- President Obama going to New Orleans on the 10th anniversary of Katrina has to be a none too subtle jab at President Bush's "fly over" ten years ago.
- I'm not sure I understand why "Sheriff Clark" always appears on Hannity (although I have a pretty good idea why), but I have no idea what this comment from him last night means: "I am done asking people in my community to outsource their personal safety to the government." Are we just on our own?
- I almost had a heart attack yesterday when I discovered what might be the most shocking criminal injustice ever to occur in Wise County -- at least in a particular stage of a criminal proceeding. I will disclose it, but I've got to calm down first. To their credit, everyone over at the courthouse immediately scrambled to make it right the moment the issue was discovered.
- Fox 4 News has appeared to have fixed its updated website. Looks good.
- How long before drones hover around every school for security purposes?
- I saw an elderly lady gingerly taking a walk in my neighborhood after sunset last night but was walking in the street instead of using the sidewalk She began to drift further into the center of the road, it was dark, and we have idiot drivers coming down the road all the time. When I saw headlights in the distance, I took off sprinting to get to her and to get the driver's attention. Speaking of heart attacks, I almost gave her one. (She seemed Ok mentally, but could only explain that she didn't use the sidewalk because she didn't like "narrow places". I warned her about crazy drivers, she seemed thankful, and then I watched her to make sure she made it safely home. She still used the street but stayed off to the side.)
- I kept seeing this headline everywhere yesterday: "Fatal shot in San Francisco pier shooting was ricochet." That shooting by an undocumented immigrant created a firestorm within the immigration debate. But if you read any story about this news, the ricochet is the defense's contention which the police dispute.

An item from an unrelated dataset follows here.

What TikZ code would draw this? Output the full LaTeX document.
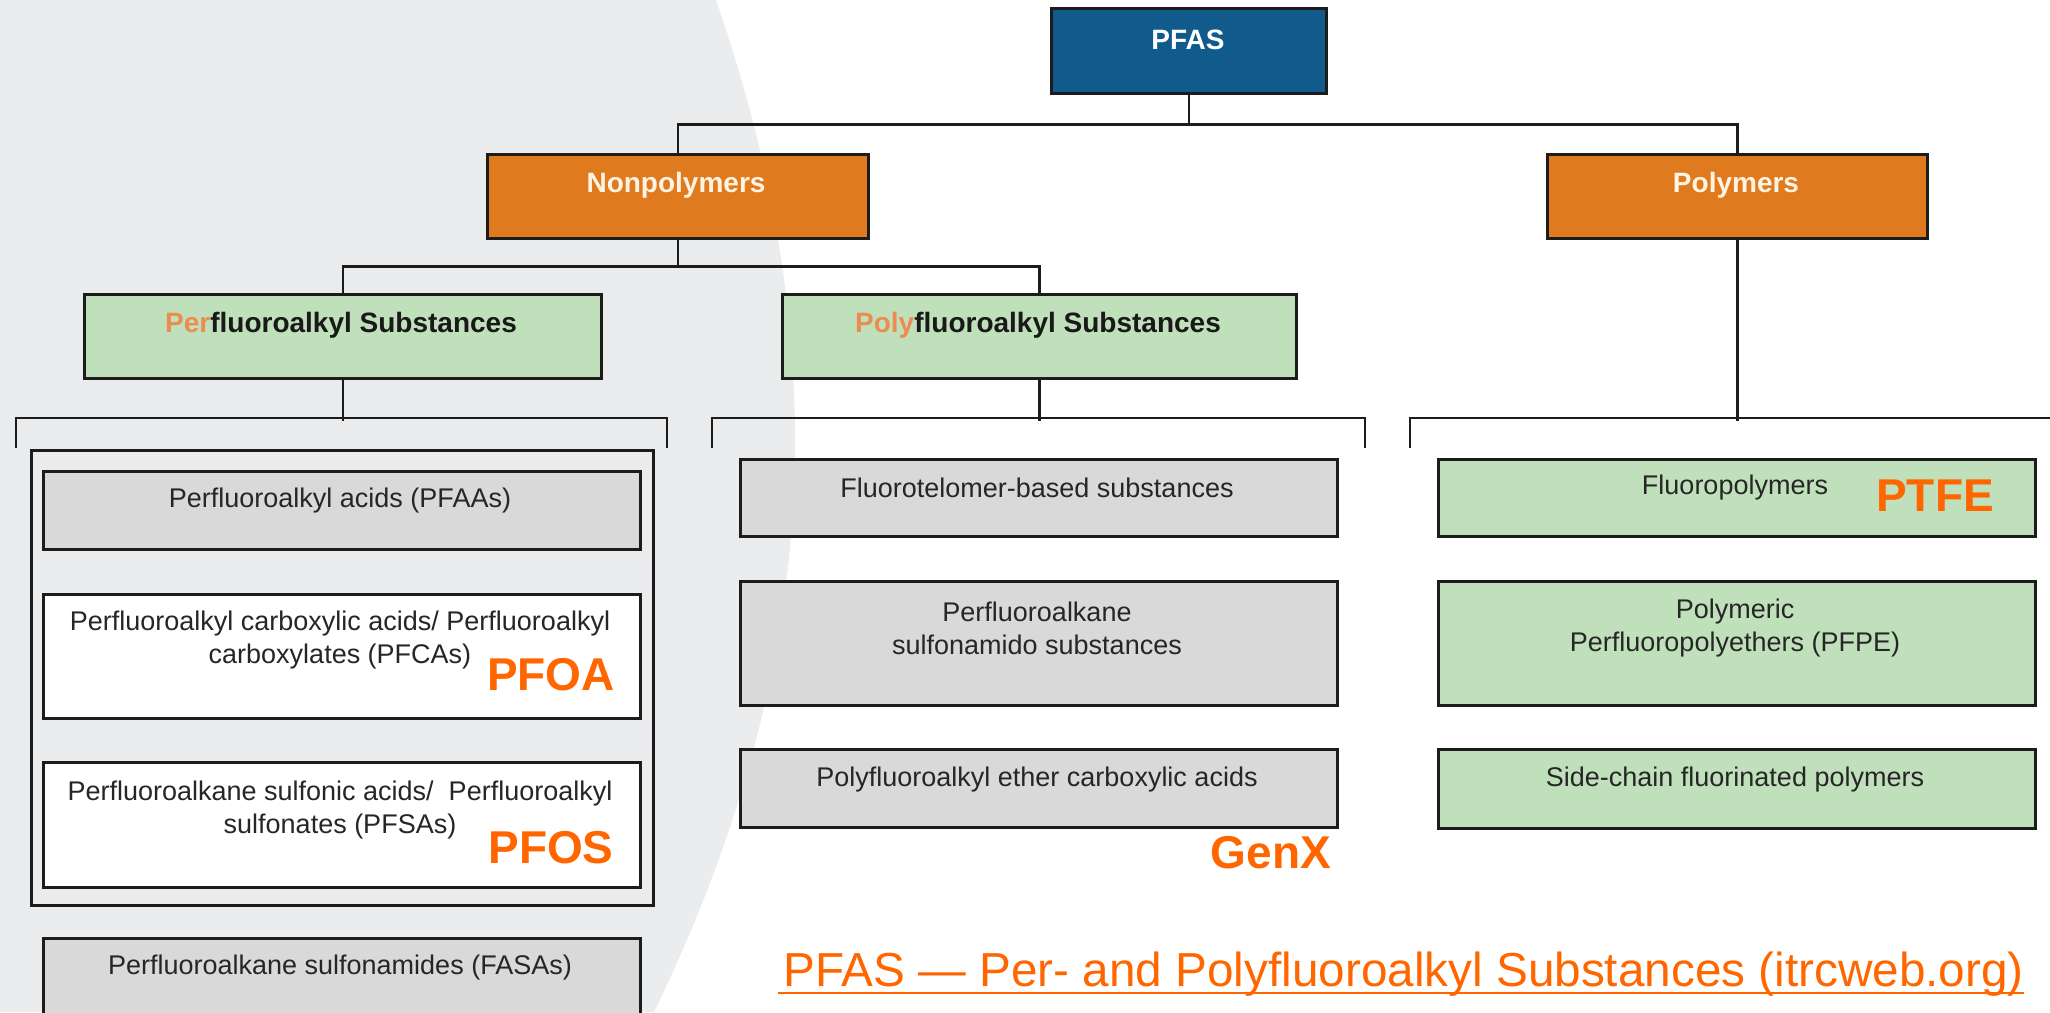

- Texas AG Paxton was scheduled for a simple arraignment yesterday in Tarrant County but, at the proceeding which was blanketed by the media, lawyer Joe Kendall presented a Motion to Withdraw. You kidding me? I don't blame any lawyer and client deciding to go their separate ways if the relationship has broken down to the equivalent of War Of The Roses, but why withdraw then and there? You wait a couple of weeks, make sure there is another lawyer ready to take over that the client has chosen and approved, get with the prosecutor and tell him/her what is going on, you both walk over to the judge and tell him that you will file a Motion to Withdraw and that the prosecutor will not oppose it, you file the Motion and the judge signs an order. In a high profile case, the withdrawal may never even get noticed. But by presenting the Motion at that highly publicized routine hearing caused The Dallas Morning News to fire off a blog post within hours entitled, "Ken Paxton’s rough day in court shows his legal, political teams aren’t ready for fight ahead."
- WBAP's Brian Estridge, after a report that the vast, vast majority of the female profiles on AshleyMadison.com were fake, said that meant the guys on the site hadn't had affairs but just were having a "fantasy." Is that the right word? If you sit at your desk and dream of an affair, that's a "fantasy". If you have the affair, that's "adultery". But what if you have that fantasy and engaged in an act in furtherance of completing that fantasy. Isn't there a word other than "fantasy" that best describes that person's mindset?
- Warning. Ad Rant: I would say that all this coverage of Blue Bell coming back, at least what I saw on Fox News last night -- which mentioned flavors by name, is an ad. But Blue Bell wouldn't have the money for that, right? They have to be financially devastated Wait. What was that story from last month? Oh, yeah: Fort Worth's Sid Bass agreeing to lend Blue Bell up to $125 million in exchange for the right to own up to 33% of the company. I'm sure that's just a coincidence.